For sanitizers inheriting the property might sometimes be desirable, but it sometimes might not be, so it doesn't make sense to do so automatically for all uses. Additionally, it is less clear that other properties like innate or thunked will want to be inherited.

Placing fragments at the end

Fragments are placed at the end of a struct definition:

(define-record-type* <t> t make-t t? this-t
  (field0 t-field0 (combine +))
  (field1 t-field1 (combine append)))

(define frag
  (t-fragment
    (field0 2)
    (field1 '(frag-val))))

(define inst
  (t
    (field0 3)
    (field1 '(inst-val))
    (fragments (list frag))))

This is a surprising decision because traditionally variable arguments (the field specifications) come at the end of an argument list. However, it is important to lay out the arguments this way in order to maintain visual intuitiveness when reading invocations.

Currently, record constructors contain two kinds of forms: an inherit form or a field form. The inherit form always goes at the top, followed by field forms. This is intuitive because the inherited value defines the default field values and the following forms override those values.

Placing the fragments form at the end keeps this visual intuition: we start with the parent values, override with the field values, then add in the fragment values.

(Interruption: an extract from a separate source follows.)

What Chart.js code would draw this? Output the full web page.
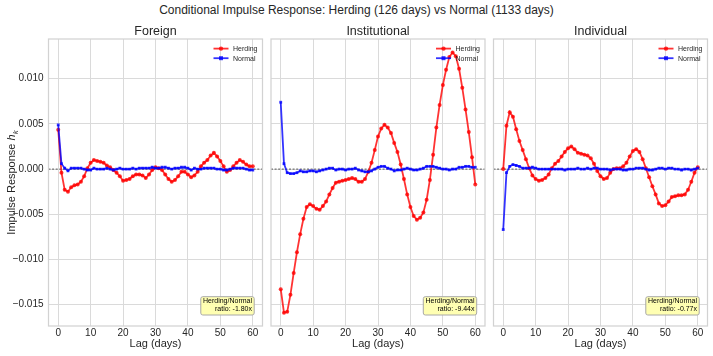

Placing the fragments form at the top or middle would prompt us to start the process by adding the fragment values with the parent values, then override with the field values. But fragment values are combined with field values when they prevail. Placing the fragments form anywhere other than end would harm readability.

Random Decisions

The sanitizer for the main type runs once on the literally given value, then again on the combined value. It is not clear that this is the best choice, but removing sanitization from one of those places will not break any code (unless the sanitizer relies on side effects, which it should not) while adding the sanitizer to one of those places could break code.

I wanted to add the combination logic to wrap-field-value in order to minimize changes, but this caused a problem with running the sanitizer too many times. The problem is that in order to do it this way I would need to wrap the struct-ref call in record-inheritance, but this field was already sanitized when the instance created.

Fragment names are mostly determined by concatenating -fragment to the ends of the base type's names. For example, if the syntactic constructor is foo then the fragment's syntactic constructor will be foo-fragment. However, if the original name ends in a symbol then it will stay at the end so that foo? becomes foo-fragment? instead of foo?-fragment and <foo> becomes <foo-fragment>. This should probably be expanded to be any number of symbols, so than <foo!> would become <foo-fragment!> instead of <foo!-fragment>.

Arguments are ordered as base-value fragment1-value ... where the fragment values are in the same order that they appear in the fragment list. I think it will be useful to make this order guaranteed instead of incidental.

Technically, fragment fields can themselves have combine properties. This seems like a code smell, but I dislike categorically disallowing something just because it "seems like a bad idea to me". There might be a circumstance where it makes sense. Disallowing it would imply that I know better than every other programmer who will ever exist, even though I have no knowledge of their circumstances.